## [Exercise requirements]
Starting at the line that contains "Reproduce this chart with matplotlib.", write out each line through the end of the data below, exactly as it stands. Skip any pictures.

- - - - - - -

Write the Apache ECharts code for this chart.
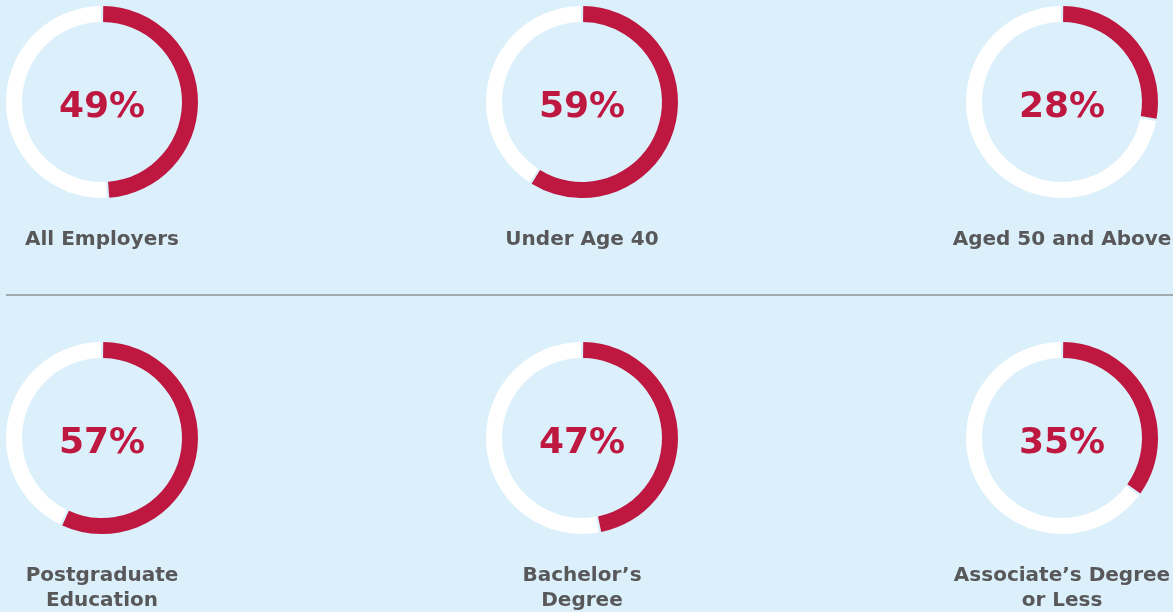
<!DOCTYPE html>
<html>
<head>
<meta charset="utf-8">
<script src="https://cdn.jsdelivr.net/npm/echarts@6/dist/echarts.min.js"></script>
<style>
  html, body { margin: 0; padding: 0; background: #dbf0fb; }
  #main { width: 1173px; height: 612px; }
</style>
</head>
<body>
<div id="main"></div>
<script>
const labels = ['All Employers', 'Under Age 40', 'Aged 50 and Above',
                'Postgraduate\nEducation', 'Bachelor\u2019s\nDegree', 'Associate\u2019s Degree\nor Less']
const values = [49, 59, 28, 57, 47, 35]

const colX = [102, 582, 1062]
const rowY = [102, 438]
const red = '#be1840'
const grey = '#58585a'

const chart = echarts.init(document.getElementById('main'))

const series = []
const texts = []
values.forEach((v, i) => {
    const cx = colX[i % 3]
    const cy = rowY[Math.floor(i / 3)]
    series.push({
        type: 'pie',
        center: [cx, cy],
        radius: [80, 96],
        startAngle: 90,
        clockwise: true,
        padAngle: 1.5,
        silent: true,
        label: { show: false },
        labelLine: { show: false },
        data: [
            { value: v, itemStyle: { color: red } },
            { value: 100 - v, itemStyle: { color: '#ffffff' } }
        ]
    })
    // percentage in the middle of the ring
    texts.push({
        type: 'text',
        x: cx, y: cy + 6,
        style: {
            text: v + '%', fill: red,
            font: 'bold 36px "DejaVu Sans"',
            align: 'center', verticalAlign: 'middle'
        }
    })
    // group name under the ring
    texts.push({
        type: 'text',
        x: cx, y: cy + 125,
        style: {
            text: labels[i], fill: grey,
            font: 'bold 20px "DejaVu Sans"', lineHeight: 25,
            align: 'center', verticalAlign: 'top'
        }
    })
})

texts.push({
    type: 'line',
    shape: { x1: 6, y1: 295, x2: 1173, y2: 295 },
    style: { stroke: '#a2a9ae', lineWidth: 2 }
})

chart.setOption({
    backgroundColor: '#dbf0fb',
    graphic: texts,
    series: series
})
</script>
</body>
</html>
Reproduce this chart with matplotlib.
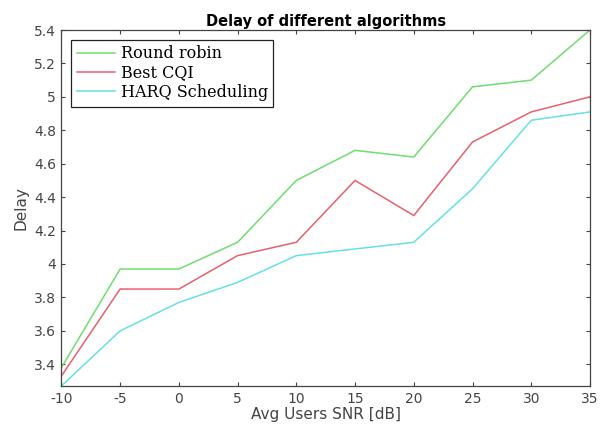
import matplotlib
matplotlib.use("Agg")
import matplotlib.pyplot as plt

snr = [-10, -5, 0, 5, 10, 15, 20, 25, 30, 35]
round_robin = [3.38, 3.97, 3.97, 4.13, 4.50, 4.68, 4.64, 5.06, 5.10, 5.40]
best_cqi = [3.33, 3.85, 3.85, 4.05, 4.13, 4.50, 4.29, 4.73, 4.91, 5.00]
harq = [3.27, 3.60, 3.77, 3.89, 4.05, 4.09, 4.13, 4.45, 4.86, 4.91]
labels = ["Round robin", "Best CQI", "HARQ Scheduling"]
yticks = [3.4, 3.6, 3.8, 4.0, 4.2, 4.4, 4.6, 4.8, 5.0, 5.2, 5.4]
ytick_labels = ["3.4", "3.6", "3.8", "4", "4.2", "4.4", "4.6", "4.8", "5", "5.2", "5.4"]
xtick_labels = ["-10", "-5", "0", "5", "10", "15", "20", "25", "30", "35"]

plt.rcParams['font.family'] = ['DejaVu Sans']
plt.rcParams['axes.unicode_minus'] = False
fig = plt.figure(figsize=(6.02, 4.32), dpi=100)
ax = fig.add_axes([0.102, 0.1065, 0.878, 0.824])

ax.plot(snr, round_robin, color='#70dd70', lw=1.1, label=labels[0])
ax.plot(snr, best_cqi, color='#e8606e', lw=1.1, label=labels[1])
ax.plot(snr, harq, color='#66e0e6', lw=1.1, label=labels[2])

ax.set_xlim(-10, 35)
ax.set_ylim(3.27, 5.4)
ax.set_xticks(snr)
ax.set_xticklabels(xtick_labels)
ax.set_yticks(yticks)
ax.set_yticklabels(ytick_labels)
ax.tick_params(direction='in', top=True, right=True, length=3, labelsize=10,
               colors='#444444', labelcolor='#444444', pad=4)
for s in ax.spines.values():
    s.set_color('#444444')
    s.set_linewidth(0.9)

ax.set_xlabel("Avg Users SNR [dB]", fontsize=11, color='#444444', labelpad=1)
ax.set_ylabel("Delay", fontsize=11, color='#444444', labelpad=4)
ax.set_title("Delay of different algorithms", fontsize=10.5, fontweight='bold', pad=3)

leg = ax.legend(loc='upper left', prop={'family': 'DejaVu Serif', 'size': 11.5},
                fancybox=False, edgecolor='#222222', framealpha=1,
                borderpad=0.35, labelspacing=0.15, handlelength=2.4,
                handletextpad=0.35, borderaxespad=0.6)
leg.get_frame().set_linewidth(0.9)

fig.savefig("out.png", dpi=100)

- - - - - - -

## [The answer]
Reproduce this chart with matplotlib.
import matplotlib
matplotlib.use("Agg")
import matplotlib.pyplot as plt

snr = [-10, -5, 0, 5, 10, 15, 20, 25, 30, 35]
round_robin = [3.38, 3.97, 3.97, 4.13, 4.50, 4.68, 4.64, 5.06, 5.10, 5.40]
best_cqi = [3.33, 3.85, 3.85, 4.05, 4.13, 4.50, 4.29, 4.73, 4.91, 5.00]
harq = [3.27, 3.60, 3.77, 3.89, 4.05, 4.09, 4.13, 4.45, 4.86, 4.91]
labels = ["Round robin", "Best CQI", "HARQ Scheduling"]
yticks = [3.4, 3.6, 3.8, 4.0, 4.2, 4.4, 4.6, 4.8, 5.0, 5.2, 5.4]
ytick_labels = ["3.4", "3.6", "3.8", "4", "4.2", "4.4", "4.6", "4.8", "5", "5.2", "5.4"]
xtick_labels = ["-10", "-5", "0", "5", "10", "15", "20", "25", "30", "35"]

plt.rcParams['font.family'] = ['DejaVu Sans']
plt.rcParams['axes.unicode_minus'] = False
fig = plt.figure(figsize=(6.02, 4.32), dpi=100)
ax = fig.add_axes([0.102, 0.1065, 0.878, 0.824])

ax.plot(snr, round_robin, color='#70dd70', lw=1.1, label=labels[0])
ax.plot(snr, best_cqi, color='#e8606e', lw=1.1, label=labels[1])
ax.plot(snr, harq, color='#66e0e6', lw=1.1, label=labels[2])

ax.set_xlim(-10, 35)
ax.set_ylim(3.27, 5.4)
ax.set_xticks(snr)
ax.set_xticklabels(xtick_labels)
ax.set_yticks(yticks)
ax.set_yticklabels(ytick_labels)
ax.tick_params(direction='in', top=True, right=True, length=3, labelsize=10,
               colors='#444444', labelcolor='#444444', pad=4)
for s in ax.spines.values():
    s.set_color('#444444')
    s.set_linewidth(0.9)

ax.set_xlabel("Avg Users SNR [dB]", fontsize=11, color='#444444', labelpad=1)
ax.set_ylabel("Delay", fontsize=11, color='#444444', labelpad=4)
ax.set_title("Delay of different algorithms", fontsize=10.5, fontweight='bold', pad=3)

leg = ax.legend(loc='upper left', prop={'family': 'DejaVu Serif', 'size': 11.5},
                fancybox=False, edgecolor='#222222', framealpha=1,
                borderpad=0.35, labelspacing=0.15, handlelength=2.4,
                handletextpad=0.35, borderaxespad=0.6)
leg.get_frame().set_linewidth(0.9)

fig.savefig("out.png", dpi=100)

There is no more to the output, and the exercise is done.